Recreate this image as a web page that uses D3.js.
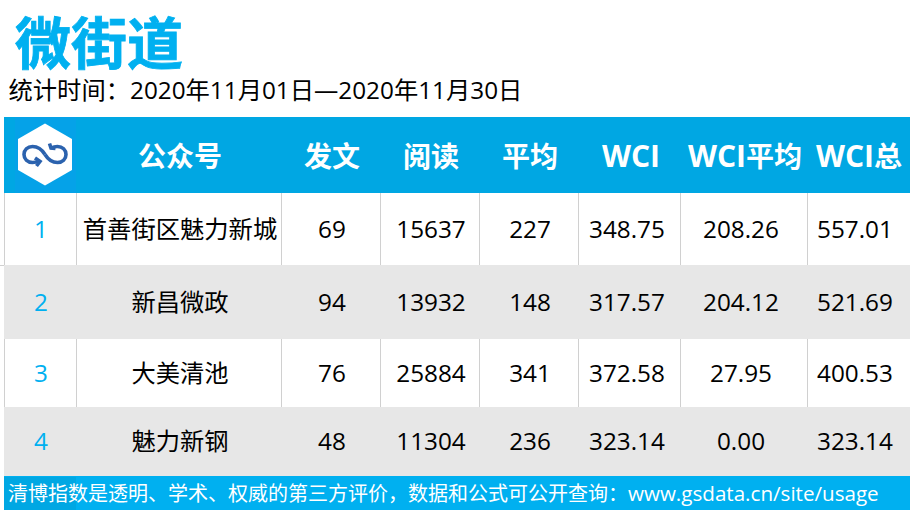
<!DOCTYPE html>
<html>
<head>
<meta charset="utf-8">
<script src="https://cdn.jsdelivr.net/npm/d3@7"></script>
<style>
html,body{margin:0;padding:0;background:#fff;}
text{font-family:"Open Sans","Noto Sans CJK SC",sans-serif;}
</style>
</head>
<body>
<div id="graph"></div>
<script>
var title = "微街道";
var period = "统计时间：2020年11月01日—2020年11月30日";
var footerText = "清博指数是透明、学术、权威的第三方评价，数据和公式可公开查询：";
var footerUrl = "www.gsdata.cn/site/usage";
var columns = ["公众号","发文","阅读","平均","WCI","WCI平均","WCI总"];
var ranks = ["1","2","3","4"];
var names = ["首善街区魅力新城","新昌微政","大美清池","魅力新钢"];
var posts = ["69","94","76","48"];
var reads = ["15637","13932","25884","11304"];
var avgs = ["227","148","341","236"];
var wci = ["348.75","317.57","372.58","323.14"];
var wciAvg = ["208.26","204.12","27.95","0.00"];
var wciTotal = ["557.01","521.69","400.53","323.14"];

var colEdges = [4,76,281,380,479,578,680,807,910];
var rowEdges = [193,265,339,407,476];
var headMid = [180,332,431,530,631,745,859];
var cellMid = [180,332,431,530,627,741,855];
var blue = "#00a7e3", sky = "#00b0f0";

var vis = d3.select("#graph").append("svg")
  .attr("width",910).attr("height",514).style("display","block");

var x = d3.scaleLinear().domain(d3.range(colEdges.length)).range(colEdges);
var y = d3.scaleLinear().domain(d3.range(rowEdges.length)).range(rowEdges);

vis.append("text").attr("x",15).attr("y",64)
  .attr("fill",sky).attr("font-size",56).attr("font-weight",700)
  .attr("stroke",sky).attr("stroke-width",0.8)
  .style("font-family",'"Noto Sans CJK SC"').text(title);
vis.append("text").attr("x",8.5).attr("y",99)
  .attr("fill","#000").attr("font-size",24.3).text(period);

// header
vis.append("rect").attr("x",4).attr("y",117).attr("width",906).attr("height",76).attr("fill",blue);
vis.append("rect").attr("x",15).attr("y",117).attr("width",61).attr("height",76).attr("fill","#05a2e8");
var hexCx = 45, hexCy = 154.5;
vis.append("path")
  .attr("d",d3.line()(d3.range(6).map(function(i){
    var a = Math.PI/3*i - Math.PI/2;
    return [hexCx+27*Math.cos(a)/Math.cos(Math.PI/6), hexCy+31*Math.sin(a)];
  }))+"Z").attr("fill","#fff");
// loop glyph in the logo
var logo = vis.append("g").attr("fill","none").attr("stroke","#2b62ae").attr("stroke-width",3.6);
logo.append("path").attr("d","M45 154.5 C41 148 37 146.5 32.5 146.5 C27.5 146.5 24 150 24 154.5 C24 159 27.5 162.5 32.5 162.5 C35 162.5 37 162 39 161");
logo.append("path").attr("d","M45 154.5 C49 161 53 162.5 57.5 162.5 C62.5 162.5 66 159 66 154.5 C66 150 62.5 146.5 57.5 146.5 C55 146.5 53 147 51 148");
logo.append("path").attr("d","M35 158 L40 161.5 L36.5 166 M49.5 143.5 L51 148 L55.5 148.5");

vis.selectAll("text.head").data(columns).enter().append("text")
  .attr("class","head")
  .attr("x",function(d,i){ return headMid[i]; })
  .attr("y",167).attr("text-anchor","middle")
  .attr("fill","#fff").attr("font-size",28).attr("font-weight",700)
  .each(function(d){
    var t = d3.select(this);
    var latin = d.match(/^[A-Z]+/);
    if (latin) t.append("tspan").attr("font-size",30).text(latin[0]);
    t.append("tspan").text(d.replace(/^[A-Z]+/,""));
  });

// rows
vis.selectAll("rect.row").data(ranks).enter().append("rect")
  .attr("class","row")
  .attr("x",4)
  .attr("y",function(d,i){ return y(i); })
  .attr("width",906)
  .attr("height",function(d,i){ return y(i+1)-y(i); })
  .attr("fill",function(d,i){ return i%2 ? "#e7e7e7" : "#fff"; });

// column rules, white rows only
[0,2].forEach(function(r){
  vis.selectAll("line.v"+r).data(d3.range(0,8)).enter().append("line")
    .attr("x1",function(c){ return x(c)+0.5; }).attr("x2",function(c){ return x(c)+0.5; })
    .attr("y1",y(r)).attr("y2",y(r+1))
    .attr("stroke","#d0d0d0").attr("stroke-width",1);
});
vis.append("line").attr("x1",0).attr("x2",4).attr("y1",265.5).attr("y2",265.5).attr("stroke","#d0d0d0");

var table = [names,posts,reads,avgs,wci,wciAvg,wciTotal];
ranks.forEach(function(r,i){
  var cy = (y(i)+y(i+1))/2 + 8.5;
  vis.append("text").attr("x",41).attr("y",cy).attr("text-anchor","middle")
    .attr("fill",sky).attr("font-size",24.3).text(r);
  vis.selectAll("text.c"+i).data(table).enter().append("text")
    .attr("class","c"+i)
    .attr("x",function(col,c){ return cellMid[c]; })
    .attr("y",cy).attr("text-anchor","middle")
    .attr("fill","#000").attr("font-size",24.3)
    .text(function(col){ return col[i]; });
});

// footer
vis.append("rect").attr("x",4).attr("y",476).attr("width",906).attr("height",34).attr("fill",sky);
vis.append("rect").attr("x",4).attr("y",477).attr("width",72).attr("height",33).attr("fill","#00a7e3");
var foot = vis.append("text").attr("x",8).attr("y",500.5).attr("fill","#fff").attr("font-size",20);
foot.append("tspan").text(footerText);
foot.append("tspan").attr("font-size",20.6).text(footerUrl);
</script>
</body>
</html>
..............................
### Work required
Without the pictures, print the whole listing exactly as given.

### Written response
Recreate this image as a web page that uses D3.js.
<!DOCTYPE html>
<html>
<head>
<meta charset="utf-8">
<script src="https://cdn.jsdelivr.net/npm/d3@7"></script>
<style>
html,body{margin:0;padding:0;background:#fff;}
text{font-family:"Open Sans","Noto Sans CJK SC",sans-serif;}
</style>
</head>
<body>
<div id="graph"></div>
<script>
var title = "微街道";
var period = "统计时间：2020年11月01日—2020年11月30日";
var footerText = "清博指数是透明、学术、权威的第三方评价，数据和公式可公开查询：";
var footerUrl = "www.gsdata.cn/site/usage";
var columns = ["公众号","发文","阅读","平均","WCI","WCI平均","WCI总"];
var ranks = ["1","2","3","4"];
var names = ["首善街区魅力新城","新昌微政","大美清池","魅力新钢"];
var posts = ["69","94","76","48"];
var reads = ["15637","13932","25884","11304"];
var avgs = ["227","148","341","236"];
var wci = ["348.75","317.57","372.58","323.14"];
var wciAvg = ["208.26","204.12","27.95","0.00"];
var wciTotal = ["557.01","521.69","400.53","323.14"];

var colEdges = [4,76,281,380,479,578,680,807,910];
var rowEdges = [193,265,339,407,476];
var headMid = [180,332,431,530,631,745,859];
var cellMid = [180,332,431,530,627,741,855];
var blue = "#00a7e3", sky = "#00b0f0";

var vis = d3.select("#graph").append("svg")
  .attr("width",910).attr("height",514).style("display","block");

var x = d3.scaleLinear().domain(d3.range(colEdges.length)).range(colEdges);
var y = d3.scaleLinear().domain(d3.range(rowEdges.length)).range(rowEdges);

vis.append("text").attr("x",15).attr("y",64)
  .attr("fill",sky).attr("font-size",56).attr("font-weight",700)
  .attr("stroke",sky).attr("stroke-width",0.8)
  .style("font-family",'"Noto Sans CJK SC"').text(title);
vis.append("text").attr("x",8.5).attr("y",99)
  .attr("fill","#000").attr("font-size",24.3).text(period);

// header
vis.append("rect").attr("x",4).attr("y",117).attr("width",906).attr("height",76).attr("fill",blue);
vis.append("rect").attr("x",15).attr("y",117).attr("width",61).attr("height",76).attr("fill","#05a2e8");
var hexCx = 45, hexCy = 154.5;
vis.append("path")
  .attr("d",d3.line()(d3.range(6).map(function(i){
    var a = Math.PI/3*i - Math.PI/2;
    return [hexCx+27*Math.cos(a)/Math.cos(Math.PI/6), hexCy+31*Math.sin(a)];
  }))+"Z").attr("fill","#fff");
// loop glyph in the logo
var logo = vis.append("g").attr("fill","none").attr("stroke","#2b62ae").attr("stroke-width",3.6);
logo.append("path").attr("d","M45 154.5 C41 148 37 146.5 32.5 146.5 C27.5 146.5 24 150 24 154.5 C24 159 27.5 162.5 32.5 162.5 C35 162.5 37 162 39 161");
logo.append("path").attr("d","M45 154.5 C49 161 53 162.5 57.5 162.5 C62.5 162.5 66 159 66 154.5 C66 150 62.5 146.5 57.5 146.5 C55 146.5 53 147 51 148");
logo.append("path").attr("d","M35 158 L40 161.5 L36.5 166 M49.5 143.5 L51 148 L55.5 148.5");

vis.selectAll("text.head").data(columns).enter().append("text")
  .attr("class","head")
  .attr("x",function(d,i){ return headMid[i]; })
  .attr("y",167).attr("text-anchor","middle")
  .attr("fill","#fff").attr("font-size",28).attr("font-weight",700)
  .each(function(d){
    var t = d3.select(this);
    var latin = d.match(/^[A-Z]+/);
    if (latin) t.append("tspan").attr("font-size",30).text(latin[0]);
    t.append("tspan").text(d.replace(/^[A-Z]+/,""));
  });

// rows
vis.selectAll("rect.row").data(ranks).enter().append("rect")
  .attr("class","row")
  .attr("x",4)
  .attr("y",function(d,i){ return y(i); })
  .attr("width",906)
  .attr("height",function(d,i){ return y(i+1)-y(i); })
  .attr("fill",function(d,i){ return i%2 ? "#e7e7e7" : "#fff"; });

// column rules, white rows only
[0,2].forEach(function(r){
  vis.selectAll("line.v"+r).data(d3.range(0,8)).enter().append("line")
    .attr("x1",function(c){ return x(c)+0.5; }).attr("x2",function(c){ return x(c)+0.5; })
    .attr("y1",y(r)).attr("y2",y(r+1))
    .attr("stroke","#d0d0d0").attr("stroke-width",1);
});
vis.append("line").attr("x1",0).attr("x2",4).attr("y1",265.5).attr("y2",265.5).attr("stroke","#d0d0d0");

var table = [names,posts,reads,avgs,wci,wciAvg,wciTotal];
ranks.forEach(function(r,i){
  var cy = (y(i)+y(i+1))/2 + 8.5;
  vis.append("text").attr("x",41).attr("y",cy).attr("text-anchor","middle")
    .attr("fill",sky).attr("font-size",24.3).text(r);
  vis.selectAll("text.c"+i).data(table).enter().append("text")
    .attr("class","c"+i)
    .attr("x",function(col,c){ return cellMid[c]; })
    .attr("y",cy).attr("text-anchor","middle")
    .attr("fill","#000").attr("font-size",24.3)
    .text(function(col){ return col[i]; });
});

// footer
vis.append("rect").attr("x",4).attr("y",476).attr("width",906).attr("height",34).attr("fill",sky);
vis.append("rect").attr("x",4).attr("y",477).attr("width",72).attr("height",33).attr("fill","#00a7e3");
var foot = vis.append("text").attr("x",8).attr("y",500.5).attr("fill","#fff").attr("font-size",20);
foot.append("tspan").text(footerText);
foot.append("tspan").attr("font-size",20.6).text(footerUrl);
</script>
</body>
</html>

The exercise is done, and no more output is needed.